### SOURCE MATERIAL
Start

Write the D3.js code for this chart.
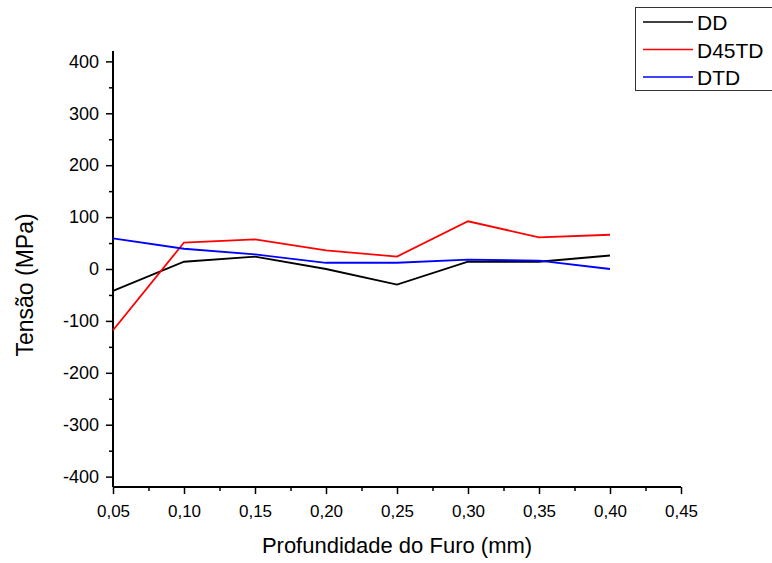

End
Start

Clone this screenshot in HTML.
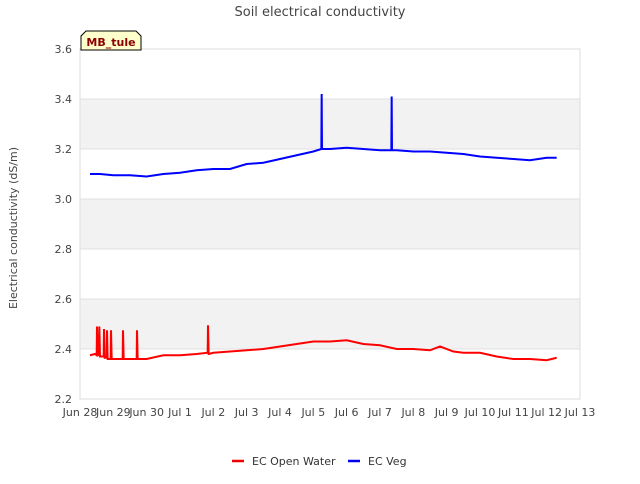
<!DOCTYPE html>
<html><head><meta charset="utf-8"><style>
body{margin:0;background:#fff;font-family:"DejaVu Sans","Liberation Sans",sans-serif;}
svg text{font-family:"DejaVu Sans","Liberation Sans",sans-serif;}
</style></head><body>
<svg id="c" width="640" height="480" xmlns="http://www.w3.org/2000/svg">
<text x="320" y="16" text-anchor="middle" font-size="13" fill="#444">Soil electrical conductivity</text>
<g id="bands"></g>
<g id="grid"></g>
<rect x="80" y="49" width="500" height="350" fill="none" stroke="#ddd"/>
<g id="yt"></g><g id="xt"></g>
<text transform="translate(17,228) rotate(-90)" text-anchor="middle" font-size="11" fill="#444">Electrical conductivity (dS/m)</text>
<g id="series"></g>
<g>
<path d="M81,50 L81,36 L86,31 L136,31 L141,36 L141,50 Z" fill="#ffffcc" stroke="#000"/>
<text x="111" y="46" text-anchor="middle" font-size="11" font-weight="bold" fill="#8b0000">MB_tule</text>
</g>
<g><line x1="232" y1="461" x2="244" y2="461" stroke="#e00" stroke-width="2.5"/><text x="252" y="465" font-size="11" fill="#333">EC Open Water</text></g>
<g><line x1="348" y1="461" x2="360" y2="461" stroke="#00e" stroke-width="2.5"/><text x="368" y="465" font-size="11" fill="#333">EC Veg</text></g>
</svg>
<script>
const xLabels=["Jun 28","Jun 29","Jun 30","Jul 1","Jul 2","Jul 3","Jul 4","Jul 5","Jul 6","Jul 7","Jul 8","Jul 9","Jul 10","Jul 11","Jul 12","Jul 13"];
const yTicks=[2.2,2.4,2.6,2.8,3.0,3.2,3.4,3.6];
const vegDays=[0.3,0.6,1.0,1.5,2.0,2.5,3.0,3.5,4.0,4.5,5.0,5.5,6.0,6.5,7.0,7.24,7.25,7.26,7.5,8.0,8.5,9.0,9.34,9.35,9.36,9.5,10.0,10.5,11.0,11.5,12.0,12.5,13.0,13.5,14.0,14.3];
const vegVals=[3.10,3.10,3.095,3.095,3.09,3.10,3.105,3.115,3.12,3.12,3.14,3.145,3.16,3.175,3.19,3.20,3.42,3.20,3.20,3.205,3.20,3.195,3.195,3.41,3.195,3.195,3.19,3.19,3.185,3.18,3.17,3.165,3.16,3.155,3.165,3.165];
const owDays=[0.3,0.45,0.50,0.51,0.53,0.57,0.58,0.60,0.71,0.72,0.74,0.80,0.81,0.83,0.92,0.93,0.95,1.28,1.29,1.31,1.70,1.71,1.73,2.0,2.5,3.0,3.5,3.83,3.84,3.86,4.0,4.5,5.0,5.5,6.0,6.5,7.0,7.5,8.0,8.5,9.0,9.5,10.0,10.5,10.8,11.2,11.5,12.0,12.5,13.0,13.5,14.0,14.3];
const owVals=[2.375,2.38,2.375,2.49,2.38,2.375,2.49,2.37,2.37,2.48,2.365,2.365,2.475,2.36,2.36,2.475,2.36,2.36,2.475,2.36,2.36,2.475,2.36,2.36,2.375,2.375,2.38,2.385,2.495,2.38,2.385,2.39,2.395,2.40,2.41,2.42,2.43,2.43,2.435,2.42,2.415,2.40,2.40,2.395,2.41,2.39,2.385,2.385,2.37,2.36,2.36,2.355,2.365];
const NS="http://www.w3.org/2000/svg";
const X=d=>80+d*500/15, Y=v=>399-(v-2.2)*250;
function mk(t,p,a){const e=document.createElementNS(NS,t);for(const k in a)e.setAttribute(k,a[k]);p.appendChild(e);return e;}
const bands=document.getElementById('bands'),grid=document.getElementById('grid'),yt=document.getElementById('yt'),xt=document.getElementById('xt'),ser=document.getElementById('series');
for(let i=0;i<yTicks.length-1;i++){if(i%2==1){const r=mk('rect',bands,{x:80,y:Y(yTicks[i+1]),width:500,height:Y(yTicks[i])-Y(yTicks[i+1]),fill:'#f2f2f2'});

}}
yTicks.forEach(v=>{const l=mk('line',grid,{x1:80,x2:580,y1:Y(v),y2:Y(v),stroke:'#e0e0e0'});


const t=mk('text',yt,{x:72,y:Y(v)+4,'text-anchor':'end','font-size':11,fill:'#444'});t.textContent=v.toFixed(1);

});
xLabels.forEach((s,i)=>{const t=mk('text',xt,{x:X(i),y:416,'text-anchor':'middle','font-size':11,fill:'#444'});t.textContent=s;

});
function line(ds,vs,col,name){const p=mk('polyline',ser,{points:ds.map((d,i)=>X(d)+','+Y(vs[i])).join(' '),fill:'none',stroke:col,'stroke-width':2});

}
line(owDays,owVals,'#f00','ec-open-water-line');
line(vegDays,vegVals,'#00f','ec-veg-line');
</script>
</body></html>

End

### WORK REQUIRED
Every line above that contains the word "this" should be reported.

### EXPECTED ANSWER
Write the D3.js code for this chart.
Clone this screenshot in HTML.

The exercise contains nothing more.